The absolute windiest time I've ever been out was last summer, I was going down a bank throwing a buzzbait when a wall of rain moved across the lakes at an amazing speed. It went from glass calm to hurricane force winds in a matter of seconds. Hit us hard, luckily we were nearby an empty boathouse that doesn't have a lift inside it, so we were able to take shelter in it. Barely got there though, our little 15 horse motor could hardly make headway into the wind. We later found out that a hurricane had actually touched down about half a mile from where we were, and winds were reported up to 75 miles an hour. This was on a small (360 acre) lake, so the waves didn't have as much distance to build as they do on larger lakes.
The time that I was closest to sinking the boat and the largest waves I have ever been out on occurred on a lake called Monroe (largest lake in Indiana, and of coarse we were fishing at the far side of the lake from the ramp). I was prefishing for a tournament there in early July and had been having a terrible day. We had fished from 6 am from 7:30 pm and only had one keeper, and we hadn't even been shaking fish off. Started seeing a storm build along side of the lake around 5:30, but for the next two hours it just seemed to run parallel to us. Since we had absolutely zero patterns going for the tournament, we kept on fishing. Then around 7:30 we got a call from someone who basically told us to get the heck off of the lake right now, the storm had just knocked out power to a huge part or the surrounding area with reported wind speeds of 40 mile an hour sustained with gusts up to 70. And it was looking like it was going to stop running parallel to us, and instead go right into us.
So we fired up the motor and got out of the cove we were fishing, and in literally 5 minutes the lake had gone from ~10 mile an hour winds to 40-70. Our 21' fish and ski (it has a way deeper v and handles waves much larger than a bass boat would, luckily) was getting waves swamped over the bow all the way to the wind sheild on almost every wave, filling the boat with water. By this point the rain was coming down so hard that we lost track of the shoreline, and the wave action was so jolting and the waves that we couldn't figure out were were on the small GPS screen we have mounted on the dashboard. We were driving essentially blindly, on an unfamiliar lake, with no view of the shoreline, and we couldn't even read our GPS.

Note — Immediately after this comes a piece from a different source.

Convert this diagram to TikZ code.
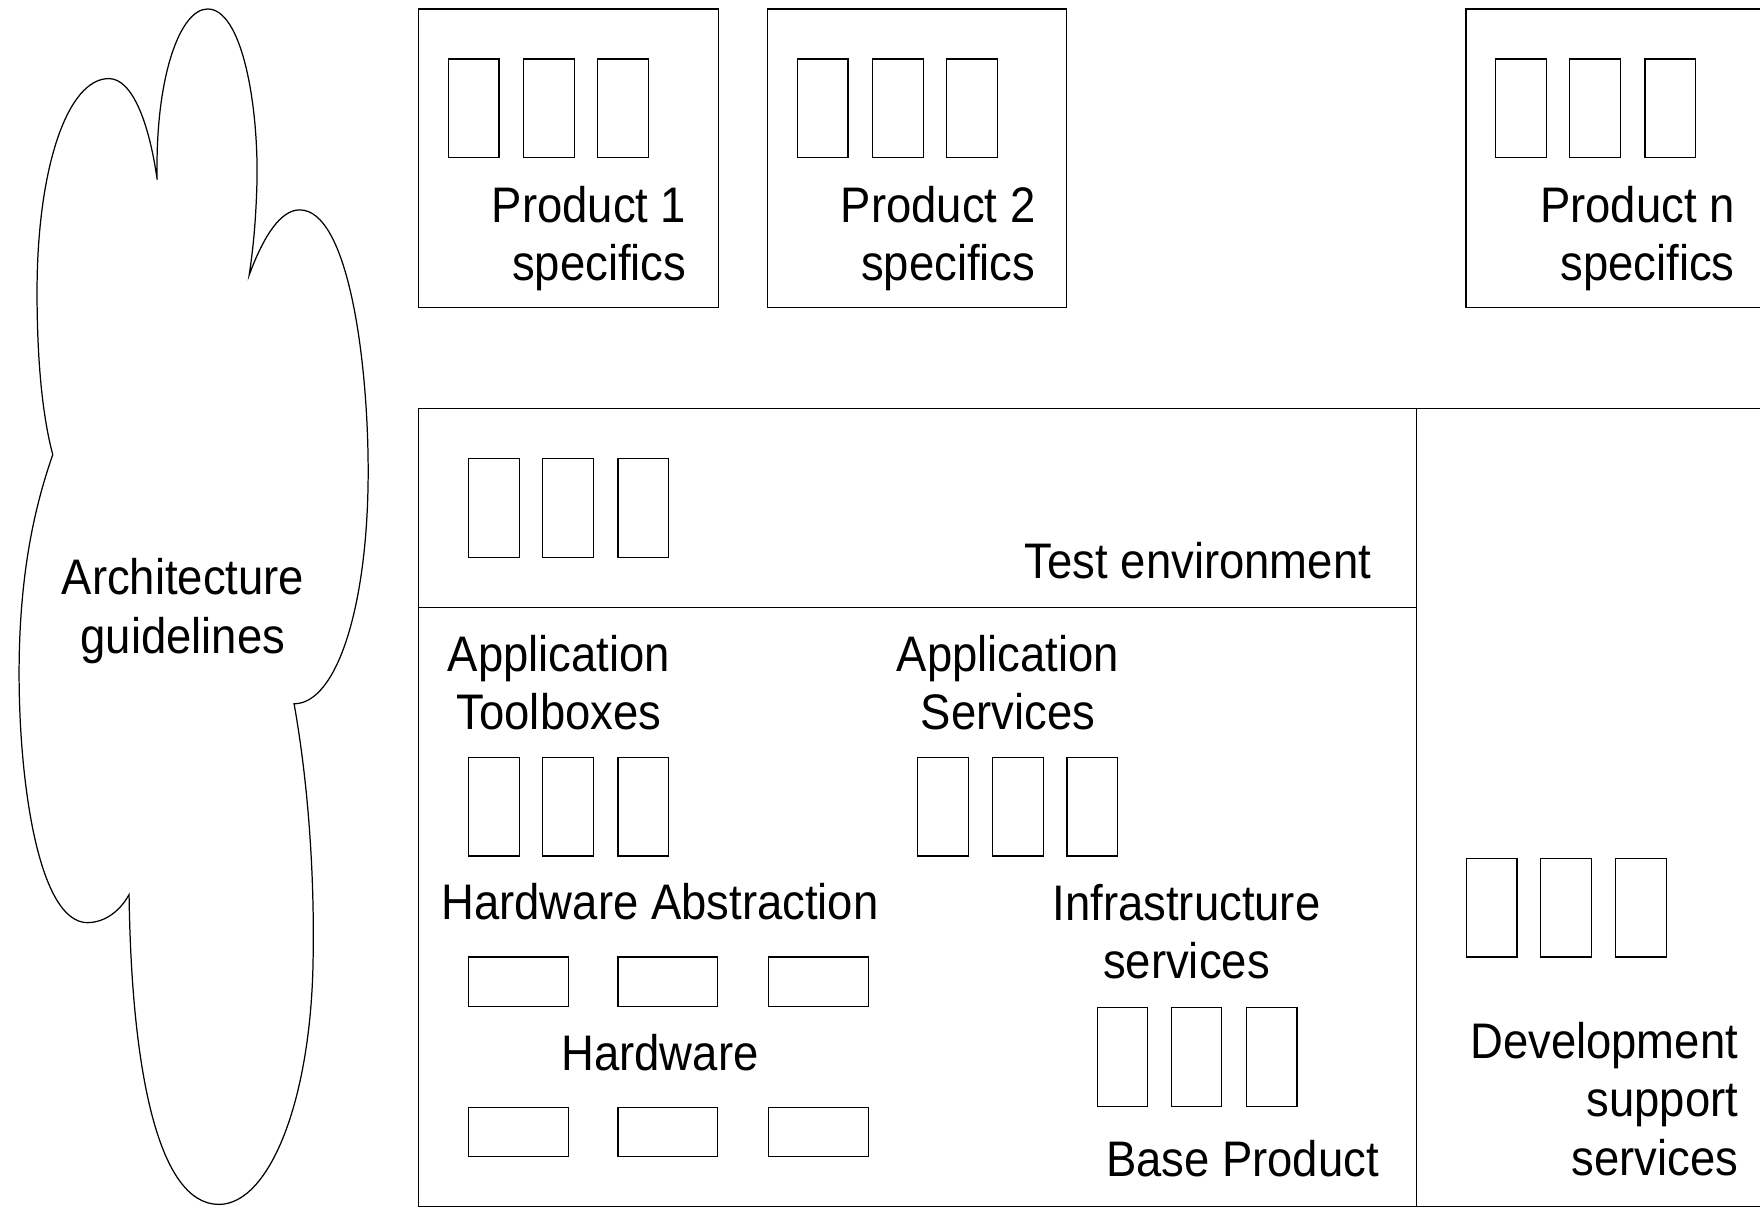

We ultimately ended up finding our way into a protected cove where we hid from the wind for about 20 minutes, but the rain was still pouring down and the boat was filled with so much water that it was sitting dangerously low, even though the bilge pump was on. After that we decided to try and get back to the ramp again, this time by hugging the shoreline as lone as possible. By the time we got back to the main lake, the storm had calmed down and virtually disappeared, the rain had lessened and the wind down to a breeze.
The whole way back to the ramp we saw boats ran up on shorelines, bassboats and pontoons alike. Several had obviously ruined the hulls by choosing to run up the shorelines, apparently the owners thought that they had to do that to keep from sinking the boat with them in it. One especially nice Ranger bassboat with twin power poles had run up on the riprap shoreline, ruined its hull, and the back end was under water.
Never before had I actually felt like we were more likely to sink or flip the boat than not, the experience has definitely gave me a new appreciation to the power and danger of wind, especially on big lakes.
Coldest ever was a day with a high of 28 and a low in the single digits, with freezing rain that would freeze on your jacket, in addition to 10-20 mile an hour winds. No rain gear can keep you dry in that. By far the coldest I've ever been, but we caught a boat load of fish vertically jigging blade baits.